Le CKV soutient des artistes, des galeries, des critiques d’art, des organisations artistiques et d’autres acteurs du secteur des arts plastiques dans la conservation de leurs archives. Dans le cadre de ce stage, il m’a donc paru pertinent de poursuivre l’élaboration de cette carte et de rechercher, par le biais d’une analyse généalogique, d’éventuels membres de la famille toujours en vie et susceptibles d’avoir conservé des archives. Dans cette partie du processus de recherche, l’archivage, la gestion et la conservation des collections et l’engagement des proches et des ayants droit jouent un rôle essentiel. Toute information pertinente recueillie après la mort d’artistes facilite grandement la reconstruction. Dans le cas de femmes artistes, cela pose toutefois souvent des problèmes. Tout d’abord, toutes n’ont pas toujours eu de conjoint et, si elles en ont eu un, elles lui ont souvent survécu. En outre, de nombreuses artistes professionnelles n’ont pas eu d’enfants et quand elles ont choisi d’en avoir, leur carrière artistique a souvent dû céder la place à la famille. Quand bien même un mari et/ou des enfants ont survécu, ceux-ci n’étaient pas toujours conscients de l’importance que revêt l’archivage de l’œuvre de leur épouse et/ou mère. De la journée d’étude Does sex matter?, il s’avère que les femmes accordent plus d’importance à l’archivage de l’œuvre de leur mari. La pratique nous apprend que l’inverse est beaucoup moins vrai.

À partir de ma formation en Sciences de l’Art, j’ai associé une dimension supplémentaire à cette recherche : tout comme pour Irène Hamerlinck, j’ai voulu voir de quelle manière la presse et les médias contemporains abordaient ces artistes féminines. Dans Old Mistresses (1981), Griselda Pollock et Rozsika Parker ont mené une recherche sur la manière dont la production artistique de femmes est méconnue, mal comprise et sous-évaluée dans l’histoire de l’art. Elles ont analysé les adjectifs qualificatifs utilisés pour désigner un éventail d’artistes. Les œuvres d’hommes sont qualifiées de viriles, fortes, courageuses, audacieuses et ambitieuses. En contraste flagrant avec ces termes, les œuvres de femmes sont surtout décrites comme sentimentales, décoratives, en quête (de sens) et féminines. Dans une certaine mesure, cela vaut aussi pour mes recherches sur la ville de Gand au XXsiècle. Il est frappant de constater les nombreuses comparaisons entre homme et femme dans lesquelles l’homme est le modèle du « bon exemple ». Des affirmations telles que « cette artiste talentueuse dotée de qualités masculines » ne sont pas une exception. Les femmes seraient sensibles, faibles et hystériques, par opposition à leurs collègues masculins. Elles sont littéralement décrites comme des pôles opposés et n’auraient pas les mêmes facultés et qualités pour faire de brillantes carrières dans les arts.
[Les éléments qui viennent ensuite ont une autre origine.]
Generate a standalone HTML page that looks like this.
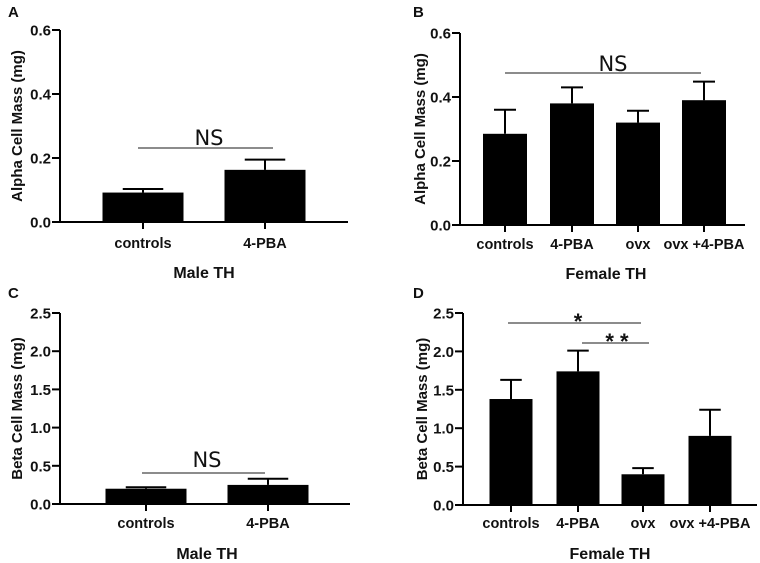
<!DOCTYPE html>
<html><head><meta charset="utf-8"><style>
body{margin:0;background:#fff;}
svg{display:block;font-family:"Liberation Sans",Arial,sans-serif;}
.t{font-weight:bold;fill:#111;}
.ns{fill:#111;font-family:"DejaVu Sans","Liberation Sans",sans-serif;}
</style></head><body>
<svg id="fig" width="760" height="563" viewBox="0 0 760 563"></svg>
<script>
const catsMale = ["controls","4-PBA"];
const catsFemale = ["controls","4-PBA","ovx","ovx +4-PBA"];
const alphaMale = [0.092,0.163];
const alphaMaleErr = [0.011,0.032];
const alphaFemale = [0.285,0.38,0.32,0.39];
const alphaFemaleErr = [0.075,0.05,0.037,0.058];
const betaMale = [0.2,0.25];
const betaMaleErr = [0.02,0.08];
const betaFemale = [1.38,1.74,0.4,0.9];
const betaFemaleErr = [0.25,0.27,0.08,0.34];
const alphaTicks = ["0.0","0.2","0.4","0.6"];
const betaTicks = ["0.0","0.5","1.0","1.5","2.0","2.5"];

const NS="http://www.w3.org/2000/svg";
const svg=document.getElementById('fig');
function el(tag,attrs,parent,text){const e=document.createElementNS(NS,tag);for(const k in attrs)e.setAttribute(k,attrs[k]);if(text!==undefined)e.textContent=text;(parent||svg).appendChild(e);return e;}

const panels=[
 {id:'a',letter:'A',lx:8,ly:17,x0:60,x1:348,y0:222,y1:30,max:0.6,ticks:alphaTicks,cats:catsMale,vals:alphaMale,errs:alphaMaleErr,centers:[143,265],bw:81,ytitle:'Alpha Cell Mass (mg)',ytx:17,xtitle:'Male TH',xtitleX:204,tickY:248,titleY:278,
  sig:[{x1:138,x2:273,y:148,label:'NS',tx:209,ty:145,cls:'ns',fs:21}]},
 {id:'b',letter:'B',lx:413,ly:17,x0:460,x1:745,y0:225,y1:33,max:0.6,ticks:alphaTicks,cats:catsFemale,vals:alphaFemale,errs:alphaFemaleErr,centers:[505,572,638,704],bw:44,ytitle:'Alpha Cell Mass (mg)',ytx:420,xtitle:'Female  TH',xtitleX:606,tickY:249,titleY:279,
  sig:[{x1:505,x2:701,y:73,label:'NS',tx:613,ty:71,cls:'ns',fs:21}]},
 {id:'c',letter:'C',lx:8,ly:298,x0:60,x1:350,y0:504,y1:313,max:2.5,ticks:betaTicks,cats:catsMale,vals:betaMale,errs:betaMaleErr,centers:[146,268],bw:81,ytitle:'Beta Cell Mass (mg)',ytx:17,xtitle:'Male TH',xtitleX:207,tickY:528,titleY:559,
  sig:[{x1:142,x2:265,y:473,label:'NS',tx:207,ty:467,cls:'ns',fs:21}]},
 {id:'d',letter:'D',lx:413,ly:298,x0:463,x1:757,y0:505,y1:313,max:2.5,ticks:betaTicks,cats:catsFemale,vals:betaFemale,errs:betaFemaleErr,centers:[511,578,643,710],bw:43,ytitle:'Beta Cell Mass (mg)',ytx:422,xtitle:'Female  TH',xtitleX:610,tickY:528,titleY:559,
  sig:[{x1:508,x2:641,y:323,label:'*',tx:578,ty:329,cls:'t',fs:22},{x1:582,x2:649,y:343,label:'* *',tx:617,ty:349,cls:'t',fs:22}]}
];

panels.forEach(p=>{
  const g=el('g',{});
  
  
  const y=v=>p.y0-(v/p.max)*(p.y0-p.y1);
  const L=el('text',{x:p.lx,y:p.ly,class:'t',style:'font-size:15px'},g,p.letter);
  
  
  p.vals.forEach((v,i)=>{
    const c=p.centers[i];
    const r=el('rect',{x:c-p.bw/2,y:y(v),width:p.bw,height:p.y0-y(v),fill:'#000'},g);
    
    
    const ey=y(v+p.errs[i]);
    const e=el('path',{d:`M${c} ${y(v)}V${ey}M${c-p.bw/4} ${ey}H${c+p.bw/4}`,stroke:'#000','stroke-width':2,fill:'none'},g);
    
    
    el('line',{x1:c,x2:c,y1:p.y0,y2:p.y0+7,stroke:'#000','stroke-width':2},g);
    const tl=el('text',{x:c,y:p.tickY,class:'t','text-anchor':'middle',style:'font-size:14.5px'},g,p.cats[i]);
    
    
  });
  const ax=el('path',{d:`M${p.x0} ${p.y1}V${p.y0}H${p.x1}`,stroke:'#000','stroke-width':2,fill:'none'},g);
  
  
  p.ticks.forEach(t=>{
    const ty=y(parseFloat(t));
    el('line',{x1:p.x0-8,x2:p.x0,y1:ty,y2:ty,stroke:'#000','stroke-width':2},g);
    const tl=el('text',{x:p.x0-9,y:ty+5.5,class:'t','text-anchor':'end',style:'font-size:15px'},g,t);
    
    
  });
  const cy=(p.y0+p.y1)/2;
  const yt=el('text',{x:p.ytx,y:cy,class:'t','text-anchor':'middle',transform:`rotate(-90 ${p.ytx} ${cy})`,dy:'5',style:'font-size:15px'},g,p.ytitle);
  
  
  const xt=el('text',{x:p.xtitleX,y:p.titleY,class:'t','text-anchor':'middle',style:'font-size:16px'},g,p.xtitle);
  
  
  p.sig.forEach(s=>{
    const sl=el('line',{x1:s.x1,x2:s.x2,y1:s.y,y2:s.y,stroke:'#666','stroke-width':1.5},g);
    
    
    const st=el('text',{x:s.tx,y:s.ty,class:s.cls,'text-anchor':'middle',style:'font-size:'+s.fs+'px'},g,s.label);
    
    
  });
});
</script>
</body></html>
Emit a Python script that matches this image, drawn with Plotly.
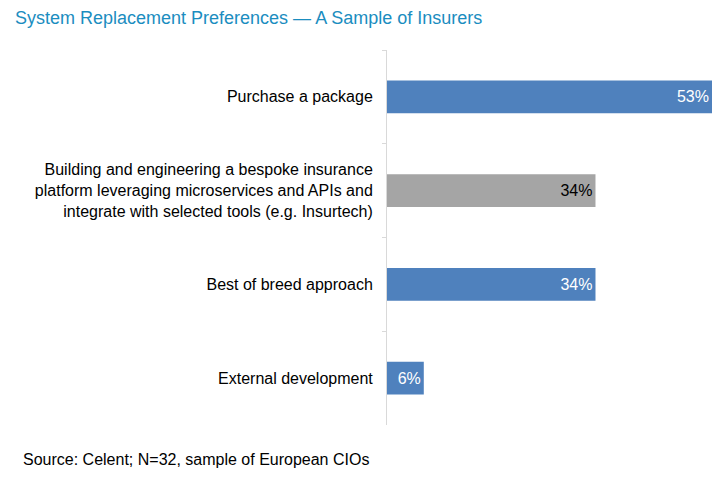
import plotly.graph_objects as go

categories = [
    "Purchase a package",
    "Building and engineering a bespoke insurance<br>platform leveraging microservices and APIs and<br>integrate with selected tools (e.g. Insurtech)",
    "Best of breed approach",
    "External development",
]
values = [53, 34, 34, 6]
bar_colors = ["#4F81BD", "#A5A5A5", "#4F81BD", "#4F81BD"]
label_colors = ["white", "black", "white", "white"]

FONT = "Liberation Sans, Arial, sans-serif"

# the page puts the plot 8px in from the top-left corner
W, H = 713, 470
L, R, T, B = 379, 9, 42, 53

fig = go.Figure(
    go.Bar(
        x=values,
        y=categories,
        orientation="h",
        marker=dict(color=bar_colors, line_width=0),
        width=0.35,
        text=[f"{v}%" for v in values],
        textposition="inside",
        insidetextanchor="end",
        textfont=dict(color=label_colors, size=16, family=FONT),
        hoverinfo="none",
    )
)

fig.update_layout(
    width=W,
    height=H,
    paper_bgcolor="white",
    plot_bgcolor="white",
    showlegend=False,
    margin=dict(l=L, r=R, t=T, b=B, autoexpand=False),
    font=dict(family=FONT, size=16, color="#000000"),
    xaxis=dict(range=[0, 53], visible=False, fixedrange=True),
    yaxis=dict(
        autorange="reversed",
        showline=True,
        linecolor="#D9D9D9",
        linewidth=1,
        ticks="outside",
        tickson="boundaries",
        ticklen=4,
        tickcolor="#D9D9D9",
        ticklabelstandoff=10,
        tickfont=dict(size=16, family=FONT, color="#000000"),
        showgrid=False,
        fixedrange=True,
    ),
)

pw = W - L - R
ph = H - T - B


def px_to_paper(x, y):
    return (x - L) / pw, 1 - (y - T) / ph


tx, ty = px_to_paper(5, 10)
sx, sy = px_to_paper(13, 451)
fig.add_annotation(
    text="System Replacement Preferences \u2014 A Sample of Insurers",
    x=tx, y=ty, xref="paper", yref="paper", showarrow=False,
    xanchor="left", yanchor="middle",
    font=dict(size=18, color="#1B8DBF", family=FONT),
)
fig.add_annotation(
    text="Source: Celent; N=32, sample of European CIOs",
    x=sx, y=sy, xref="paper", yref="paper", showarrow=False,
    xanchor="left", yanchor="middle",
    font=dict(size=16, color="#000000", family=FONT),
)

fig.write_html("out.html")
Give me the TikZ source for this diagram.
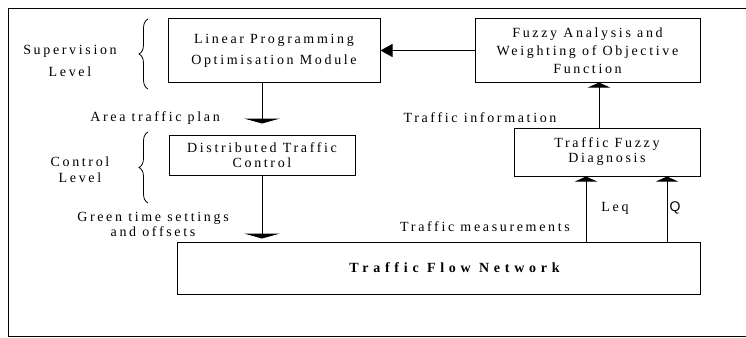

Par conséquent, on peut affirmer que, malgré certaines initiatives prises au cours des dernières décennies pour résoudre la problématique évoquée, nous ne sommes absolument pas encore au bout de nos peines. Comment cela se fait-il ? Tout d’abord, des recherches de ce type sont excessivement chronophages, et ce temps coûte de l’argent et requiert des ressources. En plus, réunir toutes les informations fragmentaires pour en tirer un récit homogène n’est pas une tâche facile. De nombreuses œuvres appartiennent à des collections privées ou dorment dans des réserves, les sources contemporaines sont rarement regroupées en un seul point central et filtrer du matériau source pertinent de bases de données est souvent complexe. Néanmoins, mettre en lumière des artistes oubliées et continuer à travailler sur ce sujet vaut certainement la peine.

Aussi est-il d’une importance majeure qu’une organisation patrimoniale comme le CKV – malgré les moyens limités dont elle dispose – s’engage dans sa mission de service pour tous les acteurs, y compris ces femmes artistes oubliées. Enfin, dans le cadre de cette recherche en deux volets, j’espère motiver et inspirer d’autres universitaires à agir en dehors des conventions standard et du canon « familier ».